‘Survivors: Faces of Life after the Holocaust’
5 September 2021 – 31 January 2022
Fotomuseum aan het Vrijthof in Maastricht presents an exhibition of German portrait photographer Martin Schoeller from 5 September 2021 until 31 January 2022. With the exhibition ‘Survivors: Faces of Life after the Holocaust’, the museum shows 75 close-up portraits of Jewish men and women. The intense, very large-format photographs put a face to survivors of the Holocaust.
Martin Schoeller is internationally known for his iconic, extreme close-up portraits of celebrities and lesser-known people. In the same style, the photographer has portrayed Holocaust survivors; frontal and hyper-realistic. The 75 unique life stories form a mosaic of personal memories and embody the most tragic events in modern human history.

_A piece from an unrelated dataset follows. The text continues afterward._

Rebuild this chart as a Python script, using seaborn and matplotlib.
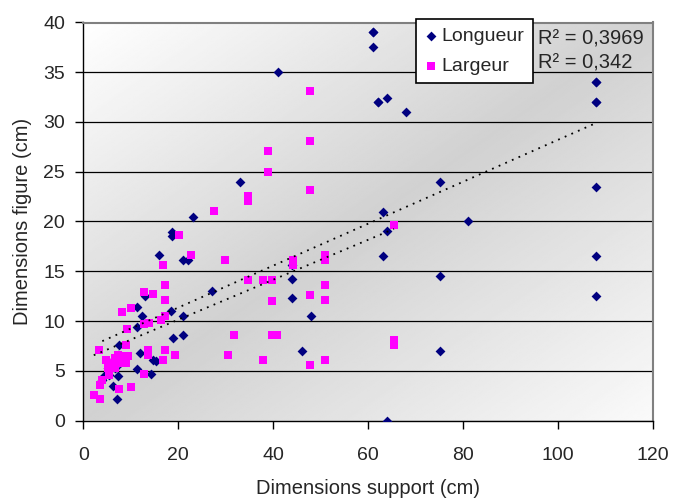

At the end of World War II, survivors of the Holocaust emerged, as representatives of European Jewry, from the darkness of the ghettos, death trains, and concentration and extermination camps. The survivors found themselves in the harsh light of liberation. They had lost their loved ones and whole world and were now without family, community or home.
Yet the survivors did not sink into grief or despair. They maintained their faith in humanity, did not seek revenge, and wanted to rebuild and rehabilitate their lives. They raised families, played an important role in the struggle for the establishment of the State of Israel and contributed to society; in Israel and the countries where they settled.
The Holocaust survivors ‘chose life’ and are a testament to the values of universal morality and a strong belief in the human spirit. The poignant memories are seared into their bodies and souls forever, but the portraits also reveal their hopes for a better world and a new future at the same time.
Martin Schoeller (Munich, 1968) lives and works in New York and is one of the most prominent contemporary portrait photographers; with a ‘big head’ portrait technique. He studied photography at the Lette-Verein in Berlin and was an assistant to Annie Leibovitz from 1993 to 1996. His work has been widely awarded, included in leading collections and published in magazines such as Esquire, GQ, The New York Times Magazine, Rolling Stone, TIME, Vanity Fair and Vogue. Schoeller was also associated with The New Yorker, after Richard Avedon. The photographer exhibits worldwide in museums and art fairs.
Fotomuseum aan het Vrijthof realizes exhibitions with social relevance. Current topics such as increasing intolerance, racism and anti-Semitism are in line with this. During the ‘Survivors’ exhibition, the photography museum is organizing an extensive framing program; developed and implemented by young people who shape their thoughts on this theme. With classical concerts, lectures, debates, guided tours, school activities and satellite exhibitions by photography students from the Netherlands and Belgium.
The photo project ‘Survivors’ is a collaboration with Yad Vashem, the World Holocaust Remembrance Center. There is also a photo book with a foreword by Joachim Gauck, former Federal President of Germany. The monumental book is a visual reference work for future generations.